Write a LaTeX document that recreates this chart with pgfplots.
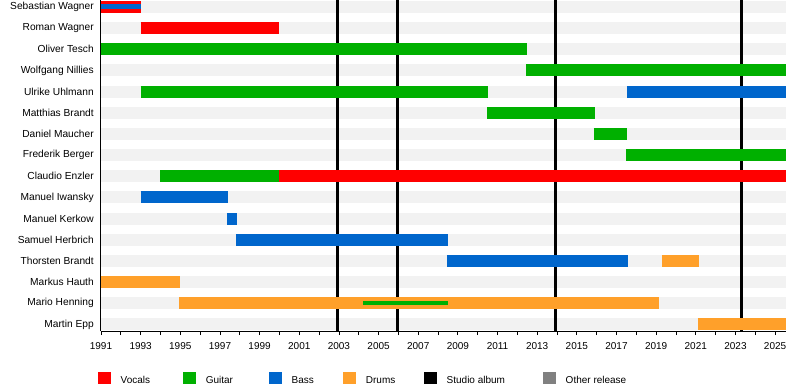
\documentclass[border=0pt]{standalone}
\usepackage{fontspec}
\setmainfont{Liberation Sans}
\usepackage{pgfplots}
\pgfplotsset{compat=1.18}
\definecolor{cvoc}{HTML}{FF0000}
\definecolor{cgui}{HTML}{00B000}
\definecolor{cbas}{HTML}{0066CC}
\definecolor{cdru}{HTML}{FFA02A}
\definecolor{cstr}{HTML}{F2F2F2}
\definecolor{coth}{HTML}{808080}
\newcommand{\seg}[5][9pt]{\addplot[forget plot, #2, line width=#1] coordinates {(#4,#3) (#5,#3)};}
\newcommand{\album}[1]{\addplot[forget plot, black, line width=2.25pt] coordinates {(#1,0.69) (#1,16.33)};}
\begin{document}
\begin{tikzpicture}
\path[use as bounding box] (0,0) rectangle (600pt,292.5pt);
\begin{axis}[
 at={(75.75pt,44.25pt)}, anchor=south west,
 scale only axis, width=513.75pt, height=248.25pt,
 xmin=1991, xmax=2025.55, ymin=0.69, ymax=16.33,
 axis x line*=bottom, axis y line*=left,
 axis line style={-, line width=0.75pt, black},
 axis on top,
 xtick={1991,1993,...,2025}, minor xtick={1992,1994,...,2024},
 tick align=outside, major tick length=3pt, minor tick length=3pt,
 xtick style={black, line width=0.6pt},
 minor tick style={black, line width=0.6pt},
 xticklabel style={font=\fontsize{7.5}{9}\selectfont, inner sep=0pt, anchor=north, yshift=-5.25pt},
 /pgf/number format/1000 sep={}, /pgf/number format/assume math mode=true,
 ytick={1,...,16},
 yticklabels={Martin Epp, Mario Henning, Markus Hauth, Thorsten Brandt, Samuel Herbrich, Manuel Kerkow, Manuel Iwansky, Claudio Enzler, Frederik Berger, Daniel Maucher, Matthias Brandt, Ulrike Uhlmann, Wolfgang Nillies, Oliver Tesch, Roman Wagner, Sebastian Wagner},
 ytick style={draw=none},
 yticklabel style={font=\fontsize{7.65}{9}\selectfont, inner sep=0pt, anchor=east, xshift=-2.25pt},
 legend columns=6,
 legend image code/.code={\fill[#1] (0pt,-2.4pt) rectangle (9.4pt,7pt);},
 legend style={at={([xshift=-2.25pt,yshift=-35.625pt]axis description cs:0,0)}, anchor=west,
   draw=none, fill=none, inner sep=0pt, outer sep=0pt,
   nodes={inner sep=0pt, font=\fontsize{7.5}{9}\selectfont},
   /tikz/every odd column/.append style={column sep=7.6pt},
   /tikz/column 2/.append style={column sep=24.75pt},
   /tikz/column 4/.append style={column sep=27pt},
   /tikz/column 6/.append style={column sep=22pt},
   /tikz/column 8/.append style={column sep=21.5pt},
   /tikz/column 10/.append style={column sep=28.5pt}},
]
\pgfplotsinvokeforeach{1,...,16}{\addplot[forget plot, cstr, line width=9pt] coordinates {(1991,#1) (2025.55,#1)};}
\album{2002.93}
\album{2005.95}
\album{2013.92}
\album{2023.3}
% Sebastian Wagner
\seg{cvoc}{16}{1991}{1993}
\seg[3.75pt]{cbas}{16}{1991}{1993}
% Roman Wagner
\seg{cvoc}{15}{1993}{2000}
% Oliver Tesch
\seg{cgui}{14}{1991}{2012.5}
% Wolfgang Nillies
\seg{cgui}{13}{2012.45}{2025.55}
% Ulrike Uhlmann
\seg{cgui}{12}{1993}{2010.52}
\seg{cbas}{12}{2017.53}{2025.55}
% Matthias Brandt
\seg{cgui}{11}{2010.47}{2015.91}
% Daniel Maucher
\seg{cgui}{10}{2015.86}{2017.53}
% Frederik Berger
\seg{cgui}{9}{2017.48}{2025.55}
% Claudio Enzler
\seg{cgui}{8}{1994}{2000}
\seg{cvoc}{8}{2000}{2025.55}
% Manuel Iwansky
\seg{cbas}{7}{1993}{1997.4}
% Manuel Kerkow
\seg{cbas}{6}{1997.35}{1997.86}
% Samuel Herbrich
\seg{cbas}{5}{1997.8}{2008.5}
% Thorsten Brandt
\seg{cbas}{4}{2008.45}{2017.57}
\seg{cdru}{4}{2019.29}{2021.16}
% Markus Hauth
\seg{cdru}{3}{1991}{1995}
% Mario Henning
\seg{cdru}{2}{1994.95}{2019.14}
\seg[3pt]{cgui}{2}{2004.21}{2008.5}
% Martin Epp
\seg{cdru}{1}{2021.1}{2025.55}
\addlegendimage{fill=cvoc, draw=none}\addlegendentry{Vocals}
\addlegendimage{fill=cgui, draw=none}\addlegendentry{Guitar}
\addlegendimage{fill=cbas, draw=none}\addlegendentry{Bass}
\addlegendimage{fill=cdru, draw=none}\addlegendentry{Drums}
\addlegendimage{fill=black, draw=none}\addlegendentry{Studio album}
\addlegendimage{fill=coth, draw=none}\addlegendentry{Other release}
\end{axis}
\end{tikzpicture}
\end{document}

###

■ **Problem to solve**
Reproduce all of the data exactly, omitting each picture it holds.

■ **Task result**
Write a LaTeX document that recreates this chart with pgfplots.
\documentclass[border=0pt]{standalone}
\usepackage{fontspec}
\setmainfont{Liberation Sans}
\usepackage{pgfplots}
\pgfplotsset{compat=1.18}
\definecolor{cvoc}{HTML}{FF0000}
\definecolor{cgui}{HTML}{00B000}
\definecolor{cbas}{HTML}{0066CC}
\definecolor{cdru}{HTML}{FFA02A}
\definecolor{cstr}{HTML}{F2F2F2}
\definecolor{coth}{HTML}{808080}
\newcommand{\seg}[5][9pt]{\addplot[forget plot, #2, line width=#1] coordinates {(#4,#3) (#5,#3)};}
\newcommand{\album}[1]{\addplot[forget plot, black, line width=2.25pt] coordinates {(#1,0.69) (#1,16.33)};}
\begin{document}
\begin{tikzpicture}
\path[use as bounding box] (0,0) rectangle (600pt,292.5pt);
\begin{axis}[
 at={(75.75pt,44.25pt)}, anchor=south west,
 scale only axis, width=513.75pt, height=248.25pt,
 xmin=1991, xmax=2025.55, ymin=0.69, ymax=16.33,
 axis x line*=bottom, axis y line*=left,
 axis line style={-, line width=0.75pt, black},
 axis on top,
 xtick={1991,1993,...,2025}, minor xtick={1992,1994,...,2024},
 tick align=outside, major tick length=3pt, minor tick length=3pt,
 xtick style={black, line width=0.6pt},
 minor tick style={black, line width=0.6pt},
 xticklabel style={font=\fontsize{7.5}{9}\selectfont, inner sep=0pt, anchor=north, yshift=-5.25pt},
 /pgf/number format/1000 sep={}, /pgf/number format/assume math mode=true,
 ytick={1,...,16},
 yticklabels={Martin Epp, Mario Henning, Markus Hauth, Thorsten Brandt, Samuel Herbrich, Manuel Kerkow, Manuel Iwansky, Claudio Enzler, Frederik Berger, Daniel Maucher, Matthias Brandt, Ulrike Uhlmann, Wolfgang Nillies, Oliver Tesch, Roman Wagner, Sebastian Wagner},
 ytick style={draw=none},
 yticklabel style={font=\fontsize{7.65}{9}\selectfont, inner sep=0pt, anchor=east, xshift=-2.25pt},
 legend columns=6,
 legend image code/.code={\fill[#1] (0pt,-2.4pt) rectangle (9.4pt,7pt);},
 legend style={at={([xshift=-2.25pt,yshift=-35.625pt]axis description cs:0,0)}, anchor=west,
   draw=none, fill=none, inner sep=0pt, outer sep=0pt,
   nodes={inner sep=0pt, font=\fontsize{7.5}{9}\selectfont},
   /tikz/every odd column/.append style={column sep=7.6pt},
   /tikz/column 2/.append style={column sep=24.75pt},
   /tikz/column 4/.append style={column sep=27pt},
   /tikz/column 6/.append style={column sep=22pt},
   /tikz/column 8/.append style={column sep=21.5pt},
   /tikz/column 10/.append style={column sep=28.5pt}},
]
\pgfplotsinvokeforeach{1,...,16}{\addplot[forget plot, cstr, line width=9pt] coordinates {(1991,#1) (2025.55,#1)};}
\album{2002.93}
\album{2005.95}
\album{2013.92}
\album{2023.3}
% Sebastian Wagner
\seg{cvoc}{16}{1991}{1993}
\seg[3.75pt]{cbas}{16}{1991}{1993}
% Roman Wagner
\seg{cvoc}{15}{1993}{2000}
% Oliver Tesch
\seg{cgui}{14}{1991}{2012.5}
% Wolfgang Nillies
\seg{cgui}{13}{2012.45}{2025.55}
% Ulrike Uhlmann
\seg{cgui}{12}{1993}{2010.52}
\seg{cbas}{12}{2017.53}{2025.55}
% Matthias Brandt
\seg{cgui}{11}{2010.47}{2015.91}
% Daniel Maucher
\seg{cgui}{10}{2015.86}{2017.53}
% Frederik Berger
\seg{cgui}{9}{2017.48}{2025.55}
% Claudio Enzler
\seg{cgui}{8}{1994}{2000}
\seg{cvoc}{8}{2000}{2025.55}
% Manuel Iwansky
\seg{cbas}{7}{1993}{1997.4}
% Manuel Kerkow
\seg{cbas}{6}{1997.35}{1997.86}
% Samuel Herbrich
\seg{cbas}{5}{1997.8}{2008.5}
% Thorsten Brandt
\seg{cbas}{4}{2008.45}{2017.57}
\seg{cdru}{4}{2019.29}{2021.16}
% Markus Hauth
\seg{cdru}{3}{1991}{1995}
% Mario Henning
\seg{cdru}{2}{1994.95}{2019.14}
\seg[3pt]{cgui}{2}{2004.21}{2008.5}
% Martin Epp
\seg{cdru}{1}{2021.1}{2025.55}
\addlegendimage{fill=cvoc, draw=none}\addlegendentry{Vocals}
\addlegendimage{fill=cgui, draw=none}\addlegendentry{Guitar}
\addlegendimage{fill=cbas, draw=none}\addlegendentry{Bass}
\addlegendimage{fill=cdru, draw=none}\addlegendentry{Drums}
\addlegendimage{fill=black, draw=none}\addlegendentry{Studio album}
\addlegendimage{fill=coth, draw=none}\addlegendentry{Other release}
\end{axis}
\end{tikzpicture}
\end{document}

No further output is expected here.